A trial court erred by not granting a defendant’s motion to suppress evidence obtained through a “showup” identification, in which a criminal suspect is presented in person to a victim or witness of a crime, an appellate court said in ordering a new trial.
A 3-1 majority of the Appellate Division, Second Department, panel held in People v. James, 382/11, that the use of showup identification by Newburgh police to arrest Kenyatta James on suspicion of robbing a woman at knifepoint was “unduly suggestive” and that Orange County Supreme Court Justice Jeffrey Berry should have granted James’ motion to suppress identification testimony.
James was convicted of first-degree robbery and third-degree criminal possession of a weapon and sentenced to 17 years in prison.
The case is rooted in a July 30, 2010 incident, in which a 22-year-old woman called 911 and said she had been robbed.
During the call and in a subsequent interview with a police officer, the woman described her assailant as a light-skinned black male about 20 years old, 6 feet tall and wearing jeans and a brown-and-white striped shirt. She told police the man had walked her home but then robbed her at knifepoint, fleeing the scene with her purse.
James, who was 33 years old at the time, stands 5 feet 8 inches tall and was wearing shorts and a red-and-blue striped shirt on the day of the robbery.
The officer who interviewed the victim put out a call over the radio with the description of the suspect as a light-skinned black male wearing a brown-and-white shirt.
A detective who heard the officer’s call spotted James near the robbery scene, shirtless but carrying a shirt in his hand, and saw James duck behind a parked vehicle.
Officers detained James until the victim could be brought in for a showup identification. They found a red-and-blue striped shirt near a parked vehicle. During a pat-down, an 8-to-10 inch serrated blade was found in James’ pants pocket.
When the victim arrived, James had his hands cuffed and several officers stood nearby. The victim initially hesitated to identify James as the robber, but when an officer held up the striped shirt found at the scene across James’ chest, the victim said he was the assailant, and he was arrested.
The majority of the Second Department panel wrote that the “active police involvement in the identification process” made the process unduly suggestive.
“Although the complainant saw the shirtless defendant, she did not identify him as the perpetrator until after the police held the striped shirt up against him,” the panel wrote. “This action by the police is akin to the police having pointed out the defendant as the perpetrator.”
In his dissent, Justice Mark Dillon said he would have upheld the conviction. Dillon wrote that showup identifications—while “disfavored”—-can be reasonable under circumstances such as “temporal and geographic proximity to the crime” and when the identification is “not being performed in a manner that is unduly suggestive.”
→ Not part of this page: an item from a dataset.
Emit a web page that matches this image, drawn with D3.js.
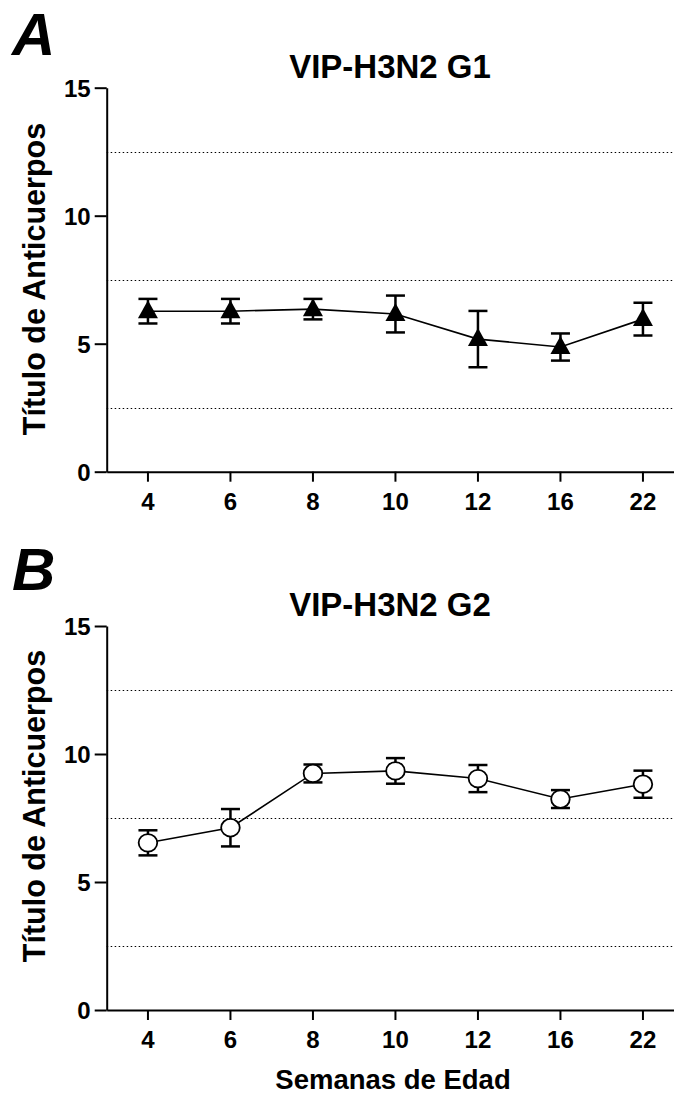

James was identified two blocks from the crime scene, Dillon noted, and about 10 minutes after the robbery took place.
In Dennis, the Second Department upheld a showup identification in which a handcuffed burglary suspect was made to wear the black jacket and cap he allegedly wore during the break-in. In Mayers, the court upheld an identification in which a suspect was made to don a black turtleneck he allegedly wore while committing a robbery.
The majority, however, disagreed with Dillon that Dennis and Mayers control, as James involves police officers holding apparel against a defendant rather than requiring him to don it.
“Here, the draping of the shirt was neither requested by, nor undertaken at the behest of, the complainant; it was solely police initiated when the complainant initially failed to identify the defendant,” the majority said.
Mary Zugibe Raleigh, a Warwick solo attorney who represented James on appeal, said that the Second Department “did the right thing” by reversing Berry’s decision.
While showup identifications can be done correctly, Zugibe Raleigh said, they can lead “to a lot of problems,” as some victims might believe the “cops are always right” and would be unlikely to doubt that officers had apprehended the right suspect. Using photo arrays and lineups are better methods of identifying suspects, Zugibe Raleigh said.
James has maintained his innocence.
Dennis McCormick of the Legal Aid Society of Orange County represented James at trial.
Assistant Orange County District Attorneys Elizabeth Schulz and Andrew Kass argued the case on appeal.
The majority acknowledged that the time the complainant spent with the robber—at least an hour—gave her an independent source for her in-court identification. But given the fact that defendant’s conviction rested solely on her testimony, it concluded that the court’s error was not harmless beyond a reasonable doubt.
“We believe the court misapplied the law as to the independent source for the identification and we intend to seek review in the Court of Appeals,” said Orange County District Attorney David Hoover in a statement to the Law Journal.